> Aim of the task
Take the lines from the head of the listing through the one bearing "fontsize=11, zorder=3)" and copy them exactly, leaving every picture out.

> Supplied information
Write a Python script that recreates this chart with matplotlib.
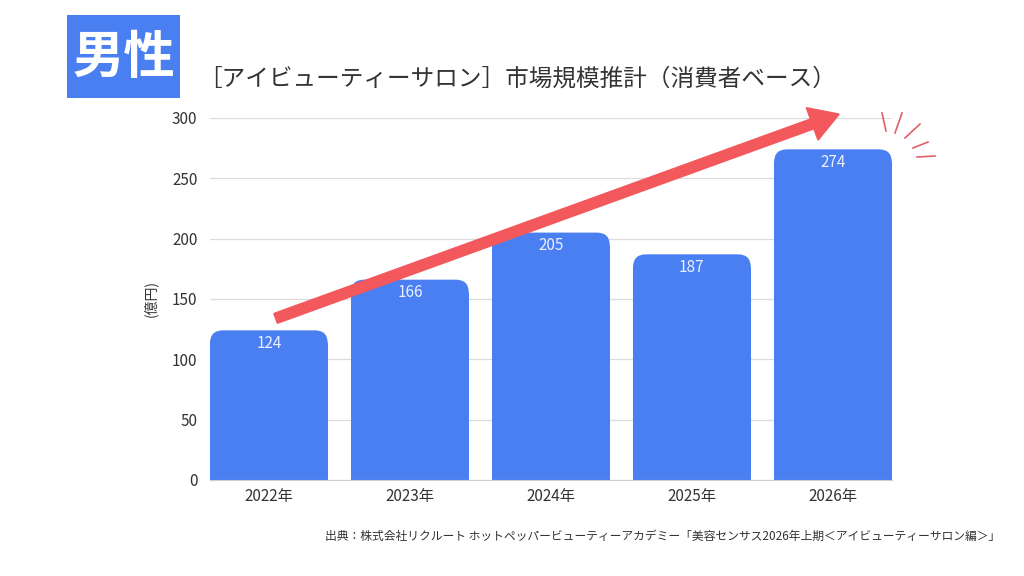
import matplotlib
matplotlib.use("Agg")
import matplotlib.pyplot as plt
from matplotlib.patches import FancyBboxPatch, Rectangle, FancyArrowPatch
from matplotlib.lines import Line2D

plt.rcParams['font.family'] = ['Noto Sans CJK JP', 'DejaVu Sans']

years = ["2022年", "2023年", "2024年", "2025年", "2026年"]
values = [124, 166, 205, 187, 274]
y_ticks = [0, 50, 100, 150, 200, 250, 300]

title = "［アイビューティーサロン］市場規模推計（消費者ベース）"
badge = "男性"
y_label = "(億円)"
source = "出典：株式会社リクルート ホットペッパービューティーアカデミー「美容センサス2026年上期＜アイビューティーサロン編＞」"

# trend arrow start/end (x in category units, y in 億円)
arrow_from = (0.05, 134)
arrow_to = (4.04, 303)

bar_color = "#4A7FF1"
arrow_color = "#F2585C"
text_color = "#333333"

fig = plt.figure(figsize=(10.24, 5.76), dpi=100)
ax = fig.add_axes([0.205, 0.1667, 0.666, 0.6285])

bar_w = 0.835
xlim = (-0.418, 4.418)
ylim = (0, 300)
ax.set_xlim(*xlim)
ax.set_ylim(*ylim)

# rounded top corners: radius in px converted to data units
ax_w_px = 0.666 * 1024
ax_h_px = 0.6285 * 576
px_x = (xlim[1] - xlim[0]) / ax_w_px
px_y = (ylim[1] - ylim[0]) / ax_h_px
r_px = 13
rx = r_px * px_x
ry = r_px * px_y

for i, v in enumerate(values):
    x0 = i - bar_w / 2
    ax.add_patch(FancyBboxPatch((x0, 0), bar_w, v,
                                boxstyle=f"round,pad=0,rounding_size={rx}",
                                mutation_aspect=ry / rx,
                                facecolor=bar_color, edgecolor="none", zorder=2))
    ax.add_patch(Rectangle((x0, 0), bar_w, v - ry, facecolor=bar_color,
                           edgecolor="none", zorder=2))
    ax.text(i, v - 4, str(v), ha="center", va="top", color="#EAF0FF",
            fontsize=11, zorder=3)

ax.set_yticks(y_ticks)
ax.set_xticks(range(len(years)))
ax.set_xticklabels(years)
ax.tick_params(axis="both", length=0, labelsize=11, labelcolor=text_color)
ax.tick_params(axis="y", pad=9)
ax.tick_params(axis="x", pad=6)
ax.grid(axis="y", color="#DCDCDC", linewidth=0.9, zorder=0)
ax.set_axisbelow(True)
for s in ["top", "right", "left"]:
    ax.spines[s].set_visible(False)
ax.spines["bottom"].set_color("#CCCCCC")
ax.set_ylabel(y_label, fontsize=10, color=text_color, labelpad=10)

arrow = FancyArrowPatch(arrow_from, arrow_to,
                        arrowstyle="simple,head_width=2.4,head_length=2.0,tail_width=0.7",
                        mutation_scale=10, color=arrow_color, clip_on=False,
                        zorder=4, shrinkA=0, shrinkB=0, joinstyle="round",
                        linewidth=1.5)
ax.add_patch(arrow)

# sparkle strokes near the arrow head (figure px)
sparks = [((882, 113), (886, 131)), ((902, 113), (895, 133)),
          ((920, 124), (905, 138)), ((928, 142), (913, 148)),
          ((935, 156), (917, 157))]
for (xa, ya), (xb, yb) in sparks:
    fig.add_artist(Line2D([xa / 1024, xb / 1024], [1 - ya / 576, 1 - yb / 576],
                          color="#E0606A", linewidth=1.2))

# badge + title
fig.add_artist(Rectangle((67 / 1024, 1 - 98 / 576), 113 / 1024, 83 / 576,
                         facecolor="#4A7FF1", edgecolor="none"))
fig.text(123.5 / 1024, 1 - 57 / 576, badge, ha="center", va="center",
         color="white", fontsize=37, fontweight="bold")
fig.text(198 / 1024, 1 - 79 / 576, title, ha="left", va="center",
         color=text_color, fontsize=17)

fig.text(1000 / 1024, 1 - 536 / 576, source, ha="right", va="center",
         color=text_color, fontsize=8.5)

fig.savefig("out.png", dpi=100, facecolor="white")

> Final answer
Write a Python script that recreates this chart with matplotlib.
import matplotlib
matplotlib.use("Agg")
import matplotlib.pyplot as plt
from matplotlib.patches import FancyBboxPatch, Rectangle, FancyArrowPatch
from matplotlib.lines import Line2D

plt.rcParams['font.family'] = ['Noto Sans CJK JP', 'DejaVu Sans']

years = ["2022年", "2023年", "2024年", "2025年", "2026年"]
values = [124, 166, 205, 187, 274]
y_ticks = [0, 50, 100, 150, 200, 250, 300]

title = "［アイビューティーサロン］市場規模推計（消費者ベース）"
badge = "男性"
y_label = "(億円)"
source = "出典：株式会社リクルート ホットペッパービューティーアカデミー「美容センサス2026年上期＜アイビューティーサロン編＞」"

# trend arrow start/end (x in category units, y in 億円)
arrow_from = (0.05, 134)
arrow_to = (4.04, 303)

bar_color = "#4A7FF1"
arrow_color = "#F2585C"
text_color = "#333333"

fig = plt.figure(figsize=(10.24, 5.76), dpi=100)
ax = fig.add_axes([0.205, 0.1667, 0.666, 0.6285])

bar_w = 0.835
xlim = (-0.418, 4.418)
ylim = (0, 300)
ax.set_xlim(*xlim)
ax.set_ylim(*ylim)

# rounded top corners: radius in px converted to data units
ax_w_px = 0.666 * 1024
ax_h_px = 0.6285 * 576
px_x = (xlim[1] - xlim[0]) / ax_w_px
px_y = (ylim[1] - ylim[0]) / ax_h_px
r_px = 13
rx = r_px * px_x
ry = r_px * px_y

for i, v in enumerate(values):
    x0 = i - bar_w / 2
    ax.add_patch(FancyBboxPatch((x0, 0), bar_w, v,
                                boxstyle=f"round,pad=0,rounding_size={rx}",
                                mutation_aspect=ry / rx,
                                facecolor=bar_color, edgecolor="none", zorder=2))
    ax.add_patch(Rectangle((x0, 0), bar_w, v - ry, facecolor=bar_color,
                           edgecolor="none", zorder=2))
    ax.text(i, v - 4, str(v), ha="center", va="top", color="#EAF0FF",
            fontsize=11, zorder=3)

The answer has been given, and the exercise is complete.